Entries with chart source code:
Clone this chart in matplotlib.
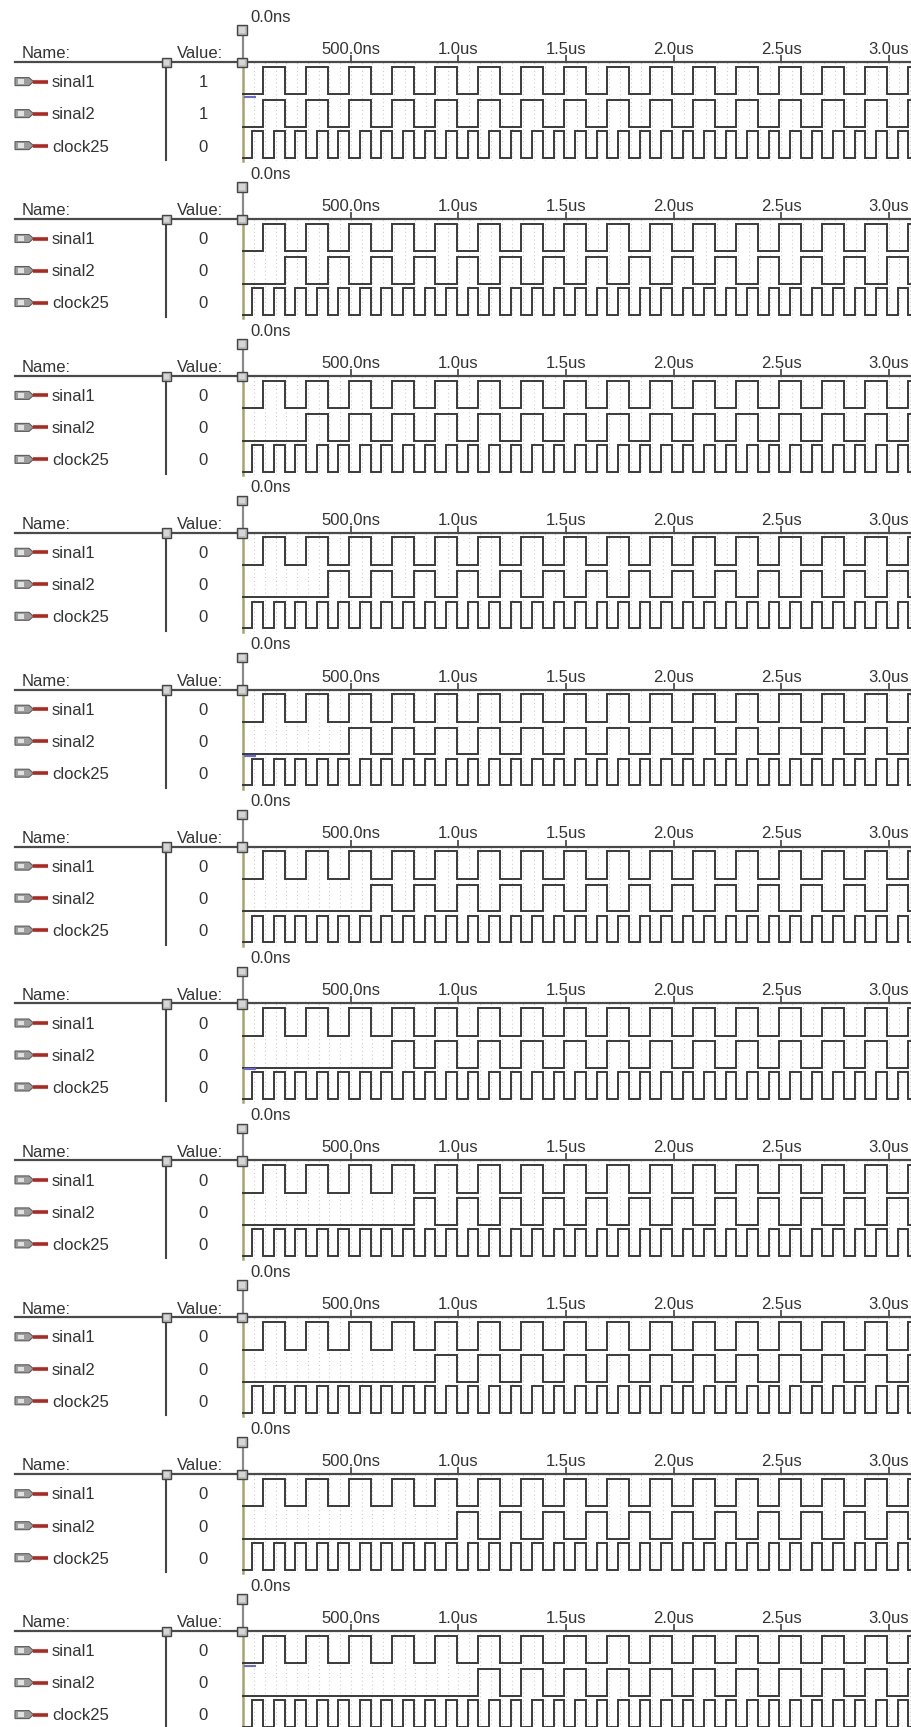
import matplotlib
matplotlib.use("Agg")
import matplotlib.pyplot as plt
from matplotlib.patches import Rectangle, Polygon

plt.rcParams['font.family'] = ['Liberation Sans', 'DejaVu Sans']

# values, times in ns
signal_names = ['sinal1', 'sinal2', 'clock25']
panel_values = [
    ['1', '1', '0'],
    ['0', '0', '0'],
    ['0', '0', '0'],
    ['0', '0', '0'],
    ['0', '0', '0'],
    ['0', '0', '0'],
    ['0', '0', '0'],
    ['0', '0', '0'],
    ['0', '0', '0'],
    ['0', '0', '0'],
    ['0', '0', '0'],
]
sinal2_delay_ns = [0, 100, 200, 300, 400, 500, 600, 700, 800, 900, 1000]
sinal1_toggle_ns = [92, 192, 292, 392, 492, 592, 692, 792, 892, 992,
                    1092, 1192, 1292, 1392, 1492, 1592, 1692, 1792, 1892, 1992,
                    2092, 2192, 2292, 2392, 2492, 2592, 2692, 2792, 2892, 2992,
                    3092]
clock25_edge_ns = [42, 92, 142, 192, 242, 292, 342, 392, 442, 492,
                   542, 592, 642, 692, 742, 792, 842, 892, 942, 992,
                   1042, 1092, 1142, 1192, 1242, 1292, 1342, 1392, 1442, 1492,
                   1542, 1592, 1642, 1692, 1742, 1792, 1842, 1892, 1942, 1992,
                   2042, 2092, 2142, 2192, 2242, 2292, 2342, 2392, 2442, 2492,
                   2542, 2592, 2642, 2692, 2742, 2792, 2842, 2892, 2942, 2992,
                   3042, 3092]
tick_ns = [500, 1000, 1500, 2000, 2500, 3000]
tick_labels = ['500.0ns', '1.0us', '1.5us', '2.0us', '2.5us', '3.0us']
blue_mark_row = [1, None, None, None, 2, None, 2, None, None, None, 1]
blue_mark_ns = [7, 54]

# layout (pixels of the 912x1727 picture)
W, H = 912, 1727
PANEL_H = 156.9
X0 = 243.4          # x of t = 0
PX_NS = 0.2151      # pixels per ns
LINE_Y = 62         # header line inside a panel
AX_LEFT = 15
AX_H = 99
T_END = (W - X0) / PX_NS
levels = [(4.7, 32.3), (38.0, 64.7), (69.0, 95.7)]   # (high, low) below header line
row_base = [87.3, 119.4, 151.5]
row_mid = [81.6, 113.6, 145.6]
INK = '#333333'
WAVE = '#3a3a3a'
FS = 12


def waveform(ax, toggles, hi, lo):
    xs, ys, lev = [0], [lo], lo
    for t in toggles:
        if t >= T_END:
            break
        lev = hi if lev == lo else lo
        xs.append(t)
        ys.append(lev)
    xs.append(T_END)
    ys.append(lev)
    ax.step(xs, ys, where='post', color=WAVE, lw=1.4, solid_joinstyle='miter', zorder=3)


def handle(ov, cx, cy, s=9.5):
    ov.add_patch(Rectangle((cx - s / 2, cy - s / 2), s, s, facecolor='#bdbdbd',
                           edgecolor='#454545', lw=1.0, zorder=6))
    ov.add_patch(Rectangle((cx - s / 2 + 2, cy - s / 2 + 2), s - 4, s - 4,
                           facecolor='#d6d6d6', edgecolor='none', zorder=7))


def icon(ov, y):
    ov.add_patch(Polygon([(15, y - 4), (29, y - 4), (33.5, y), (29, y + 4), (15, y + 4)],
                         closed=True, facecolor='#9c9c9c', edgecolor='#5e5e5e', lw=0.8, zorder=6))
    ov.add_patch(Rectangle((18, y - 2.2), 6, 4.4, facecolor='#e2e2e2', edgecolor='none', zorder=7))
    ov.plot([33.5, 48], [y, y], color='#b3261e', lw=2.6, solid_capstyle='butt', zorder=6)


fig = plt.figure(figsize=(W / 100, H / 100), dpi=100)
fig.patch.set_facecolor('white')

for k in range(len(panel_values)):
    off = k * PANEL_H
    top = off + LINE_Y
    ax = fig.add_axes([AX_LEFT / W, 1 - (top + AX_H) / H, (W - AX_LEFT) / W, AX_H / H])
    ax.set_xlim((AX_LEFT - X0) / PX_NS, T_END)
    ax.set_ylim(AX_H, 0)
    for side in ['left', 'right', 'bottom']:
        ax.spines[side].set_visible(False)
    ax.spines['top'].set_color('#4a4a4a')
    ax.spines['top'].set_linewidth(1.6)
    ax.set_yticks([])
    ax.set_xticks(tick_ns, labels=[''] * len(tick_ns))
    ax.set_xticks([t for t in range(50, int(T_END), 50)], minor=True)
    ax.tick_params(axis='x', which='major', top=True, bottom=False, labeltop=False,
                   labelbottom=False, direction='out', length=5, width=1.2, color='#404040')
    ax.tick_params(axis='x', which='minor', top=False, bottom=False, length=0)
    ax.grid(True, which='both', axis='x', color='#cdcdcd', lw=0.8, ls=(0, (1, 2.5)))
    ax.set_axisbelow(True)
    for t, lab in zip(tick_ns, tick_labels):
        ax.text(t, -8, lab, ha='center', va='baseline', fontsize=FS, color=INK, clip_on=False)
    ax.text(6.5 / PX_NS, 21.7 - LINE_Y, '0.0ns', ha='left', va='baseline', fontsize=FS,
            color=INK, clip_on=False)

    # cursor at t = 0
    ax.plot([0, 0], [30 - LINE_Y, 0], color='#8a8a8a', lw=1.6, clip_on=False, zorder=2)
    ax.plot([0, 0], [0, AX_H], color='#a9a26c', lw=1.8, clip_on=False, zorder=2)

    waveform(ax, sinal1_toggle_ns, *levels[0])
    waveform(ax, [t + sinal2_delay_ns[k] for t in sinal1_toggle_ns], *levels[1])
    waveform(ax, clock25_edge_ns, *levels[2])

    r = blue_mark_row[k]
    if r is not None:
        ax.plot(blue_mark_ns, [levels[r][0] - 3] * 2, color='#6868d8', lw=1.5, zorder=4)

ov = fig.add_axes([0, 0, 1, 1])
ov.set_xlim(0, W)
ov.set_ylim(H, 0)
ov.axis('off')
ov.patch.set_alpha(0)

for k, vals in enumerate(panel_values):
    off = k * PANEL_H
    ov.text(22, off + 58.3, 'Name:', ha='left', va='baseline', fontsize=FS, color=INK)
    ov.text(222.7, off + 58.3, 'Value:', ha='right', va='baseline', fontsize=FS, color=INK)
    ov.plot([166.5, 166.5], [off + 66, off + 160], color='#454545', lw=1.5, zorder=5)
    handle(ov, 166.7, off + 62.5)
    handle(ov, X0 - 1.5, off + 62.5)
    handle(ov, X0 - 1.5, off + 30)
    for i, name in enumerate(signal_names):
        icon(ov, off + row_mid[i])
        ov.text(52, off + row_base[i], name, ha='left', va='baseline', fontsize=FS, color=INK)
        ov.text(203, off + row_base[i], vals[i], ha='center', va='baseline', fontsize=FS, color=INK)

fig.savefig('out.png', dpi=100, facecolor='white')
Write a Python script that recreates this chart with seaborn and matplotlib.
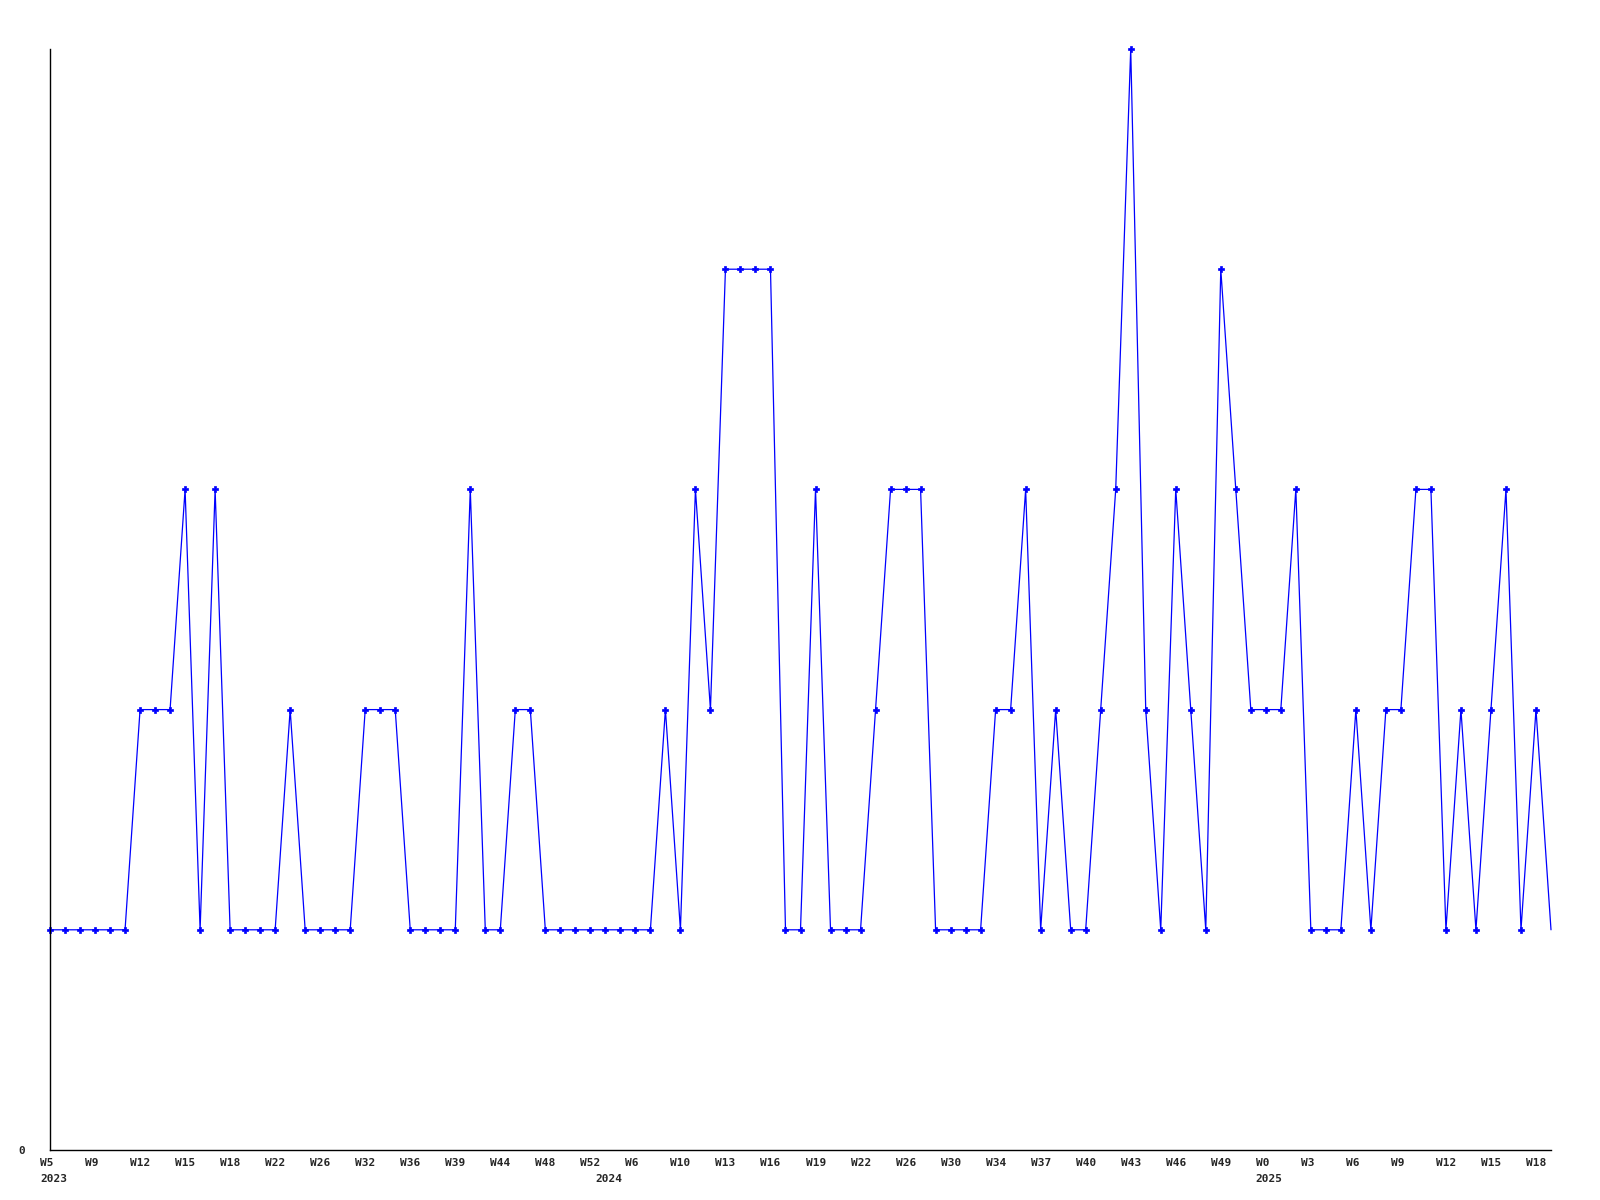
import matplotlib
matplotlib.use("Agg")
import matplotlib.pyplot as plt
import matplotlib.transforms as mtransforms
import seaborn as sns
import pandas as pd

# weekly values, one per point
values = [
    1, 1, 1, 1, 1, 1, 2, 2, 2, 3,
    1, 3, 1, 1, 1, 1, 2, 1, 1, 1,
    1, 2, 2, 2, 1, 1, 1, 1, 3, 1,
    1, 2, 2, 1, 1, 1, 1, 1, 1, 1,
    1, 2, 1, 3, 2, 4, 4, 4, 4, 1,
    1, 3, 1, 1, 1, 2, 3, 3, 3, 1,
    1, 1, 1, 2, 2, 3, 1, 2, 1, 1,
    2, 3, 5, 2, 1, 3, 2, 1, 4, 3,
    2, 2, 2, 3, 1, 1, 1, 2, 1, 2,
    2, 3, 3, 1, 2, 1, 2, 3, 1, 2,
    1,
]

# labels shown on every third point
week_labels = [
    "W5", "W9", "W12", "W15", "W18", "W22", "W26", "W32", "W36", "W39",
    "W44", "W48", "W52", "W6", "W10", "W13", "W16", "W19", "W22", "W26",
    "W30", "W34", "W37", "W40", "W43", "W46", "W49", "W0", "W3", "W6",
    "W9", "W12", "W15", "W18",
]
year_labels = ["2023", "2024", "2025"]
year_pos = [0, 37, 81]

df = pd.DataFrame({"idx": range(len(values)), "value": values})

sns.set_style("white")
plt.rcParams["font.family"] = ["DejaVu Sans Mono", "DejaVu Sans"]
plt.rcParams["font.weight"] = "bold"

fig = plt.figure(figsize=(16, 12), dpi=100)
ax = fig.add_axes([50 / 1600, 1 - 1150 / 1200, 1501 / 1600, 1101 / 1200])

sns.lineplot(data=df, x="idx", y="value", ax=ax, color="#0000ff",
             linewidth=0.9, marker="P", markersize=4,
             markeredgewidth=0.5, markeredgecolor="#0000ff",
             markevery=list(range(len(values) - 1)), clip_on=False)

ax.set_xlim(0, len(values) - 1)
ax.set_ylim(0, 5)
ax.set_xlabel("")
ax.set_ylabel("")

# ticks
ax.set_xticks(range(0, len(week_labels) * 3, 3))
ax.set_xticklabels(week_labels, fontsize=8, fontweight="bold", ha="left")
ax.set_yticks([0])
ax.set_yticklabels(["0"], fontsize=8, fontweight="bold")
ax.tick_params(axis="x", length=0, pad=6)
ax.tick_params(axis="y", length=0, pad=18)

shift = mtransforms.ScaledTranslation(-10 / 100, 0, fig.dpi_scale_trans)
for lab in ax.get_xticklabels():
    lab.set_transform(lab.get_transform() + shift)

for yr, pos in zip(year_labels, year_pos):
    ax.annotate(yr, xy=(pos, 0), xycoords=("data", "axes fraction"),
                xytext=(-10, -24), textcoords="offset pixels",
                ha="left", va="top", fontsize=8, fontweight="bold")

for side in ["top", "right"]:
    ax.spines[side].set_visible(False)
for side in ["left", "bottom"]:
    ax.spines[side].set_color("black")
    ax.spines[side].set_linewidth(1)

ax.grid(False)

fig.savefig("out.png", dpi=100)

| YOUR TASK |
Word for word, give again the lines from the first entry to the line with "plt.rcParams['font.family'] = ['Liberation", inclusive. Exclude the pictures.

| EXERCISE RESPONSE |
Clone this chart in matplotlib.
import matplotlib
matplotlib.use("Agg")
import matplotlib.pyplot as plt
from matplotlib.patches import Rectangle, Polygon

plt.rcParams['font.family'] = ['Liberation Sans', 'DejaVu Sans']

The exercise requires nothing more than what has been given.